In May of 2010, long-standing Wisconsin Congressman David Obey announced his retirement from the House of Representatives. Obey had first been elected in 1969, nearly a year before then up-and-coming Republican Congressman Paul Ryan was born. And even though Obey frequently criticized Ryan’s policies, Ryan issued a statement praising the stalwart Democrat for his service.
“David and I have had our policy disagreements over the years,” said Ryan, “but he has always had my respect.” Ryan noted that Obey had “served Wisconsin and served this country honorably,” and wished him the best.
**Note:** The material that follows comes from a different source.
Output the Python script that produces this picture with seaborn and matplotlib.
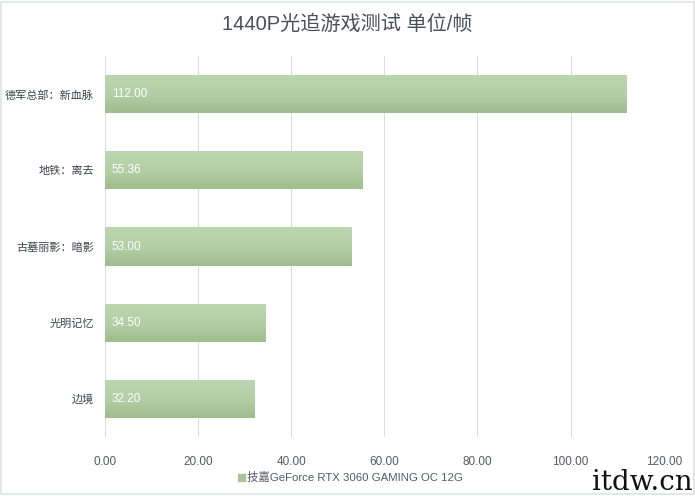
import numpy as np
import pandas as pd
import matplotlib
matplotlib.use("Agg")
import matplotlib.pyplot as plt
from matplotlib.colors import LinearSegmentedColormap
from matplotlib.ticker import FormatStrFormatter
import seaborn as sns

games = ["德军总部：新血脉", "地铁：离去", "古墓丽影：暗影", "光明记忆", "边境"]
fps = [112.00, 55.36, 53.00, 34.50, 32.20]
series_name = "技嘉GeForce RTX 3060 GAMING OC 12G"
title = "1440P光追游戏测试 单位/帧"

df = pd.DataFrame({"game": games, "fps": fps})

sns.set_theme(style="white")
plt.rcParams["font.family"] = ["Liberation Sans", "Noto Sans CJK SC", "DejaVu Sans"]

fig = plt.figure(figsize=(6.95, 4.96), dpi=100)
ax = fig.add_axes([0.151, 0.119, 0.804, 0.768])

bar_color = "#b2cda3"
sns.barplot(data=df, x="fps", y="game", color=bar_color, width=0.5,
            saturation=1, ax=ax, zorder=3)

# vertical gradient on each bar, lighter at top, darker at bottom
cmap = LinearSegmentedColormap.from_list("g", ["#bcd6b0", "#b4cfa6", "#9fbd8f"])
grad = np.linspace(0, 1, 64).reshape(-1, 1)
for p in ax.patches:
    x0, y0 = p.get_x(), p.get_y()
    w, h = p.get_width(), p.get_height()
    im = ax.imshow(grad, cmap=cmap, aspect="auto",
                   extent=[x0, x0 + w, y0 + h, y0], zorder=4)
    im.set_clip_path(p)
    p.set_edgecolor("none")

for i, v in enumerate(fps):
    ax.text(1.5, i, f"{v:.2f}", color="white", fontsize=8.5,
            va="center", ha="left", zorder=5)

ax.set_xlim(0, 120)
ax.set_ylim(4.5, -0.5)
ax.set_xticks(np.arange(0, 121, 20))
ax.xaxis.set_major_formatter(FormatStrFormatter("%.2f"))
ax.grid(axis="x", color="#dddddd", linewidth=0.8, zorder=0)
ax.grid(axis="y", visible=False)
for s in ax.spines.values():
    s.set_visible(False)
ax.tick_params(axis="x", length=0, pad=14, labelsize=8.5, colors="#555a63")
ax.tick_params(axis="y", length=0, pad=8, labelsize=8, colors="#3e434c")
ax.set_xlabel("")
ax.set_ylabel("")

fig.text(0.5, 0.95, title, ha="center", va="center", fontsize=14.5,
         color="#4a4f5a")

# legend
fig.patches.append(plt.Rectangle((0.342, 0.030), 0.010, 0.015,
                                 transform=fig.transFigure,
                                 color="#a9c49b"))
fig.text(0.355, 0.037, series_name, ha="left", va="center",
         fontsize=8.2, color="#555a63")

# watermark
fig.text(0.996, 0.012, "itdw.cn", ha="right", va="baseline", fontsize=20,
         family="DejaVu Serif", color="#111111")

# thin frame around the picture
fig.patches.append(plt.Rectangle((0.002, 0.004), 0.996, 0.992,
                                 transform=fig.transFigure, fill=False,
                                 edgecolor="#dfe3e6", linewidth=1.2))

fig.savefig("out.png", dpi=100)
It was not a courtesy always extended to Ryan when the now-Speaker of the House announced on Wednesday that he would not be seeking re-election. Shortly after the announcement, Democratic Madison-area Congressman Mark Pocan took to Twitter to post a single enthusiastic smiley face emoji, before posting an op-ed that accused Ryan of overseeing the Republican Party’s “moral demise.”
On Instagram, Democratic State Rep. Chris Taylor of Madison posted a snarky video of herself gleefully waving goodbye to a cardboard cutout of Ryan. On Twitter, Milwaukee Mayor Tom Barrett — a former congressman himself — used Ryan’s retirement to take a swipe at Republican Gov. Scott Walker. “If Paul Ryan is stepping down because he can’t defend his policy decisions to voters,” Barrett said, “perhaps Scott Walker should consider that too.” (Of course, Barrett tried to keep Walker from the governor’s office twice, and lost both times.)
And these were just the responsible people. In The New York Times, a Paul Krugman column accused Ryan of being complicit in supporting “fascism” by working with President Donald Trump. The Washington Post’s Jennifer Rubin offered “Three ways that Paul Ryan could recover his soul.” Randy Bryce, a Democratic candidate for Ryan’s former seat who goes by the moniker “Iron Stache,” ludicrously suggested it was the robustness of his facial hair that drove Ryan from the race.
This is a surprising level of grave-dancing from a party that just a year ago lost a presidential race to one of the most absurd candidates to ever run for the nation’s highest office. (And yes, the same could be said of the GOP, but they are not setting off fireworks over Ryan’s retirement.)
What is clearly evident is that even the basic mores of political decency are melting away, leaving us engaged in ideological war all the time. There’s no doubt that Donald Trump has a great deal to do with this change: “Magnanimity” is not a word synonymous with a man who took to Twitter just this Friday to once again label the woman he beat 16 months ago “Crooked Hillary.”
And it is Trump who has tarnished Ryan’s legacy as a man of dignity and principle, who suffered unspeakable abuse while never responding in kind.
Yet people forget that Trump happened in spite of Ryan, not because of him. And yes, while many conservatives took issue with Ryan’s eventual endorsement of Trump during the campaign, what exactly was Ryan supposed to do once Trump assumed office? Refuse to work with the president in passing legislation because of whatever fleeting offense Trump may have given that week? Should Ryan just have shut Congress down until the president decided to behave, or should he have continued trying to do the work demanded of him by his constituents and the voters that elected his members to Congress?
If anything, the undignified reaction on the left to Ryan’s retirement should provide a silver lining for Republicans, who look to be in for a difficult slate of November elections. As the union protests of 2011 demonstrated in Wisconsin, there is no anodyne issue to which progressives won’t ludicrously overreact. Just as their overreach seven years ago drove more Republicans into elected office in the state, so too can their histrionics in 2018. “Overplaying your hand” appears to be both the first and last chapter in the Democratic playbook.
Just three weeks ago, Ryan held a ceremony on the House floor to commemorate U.S. Rep. Marcy Kaptur (D-Ohio) becoming the longest-serving woman in the history of the House of Representatives. Following his gracious speech, Ryan briefly hugged Kaptur and his long-time nemesis, Democratic Minority Leader Nancy Pelosi. It was a moment of dignity between political rivals that is becoming all too rare.
Evidently, we live in an era where some elected officials can’t be respectful even for a moment. Unless we can all grow up a little, America needs a more representative symbol than the bald eagle. Given the current quality of our members of Congress, perhaps a sad-face emoji will do.
What’s the biggest thing in Republicans’ favor? Democrats.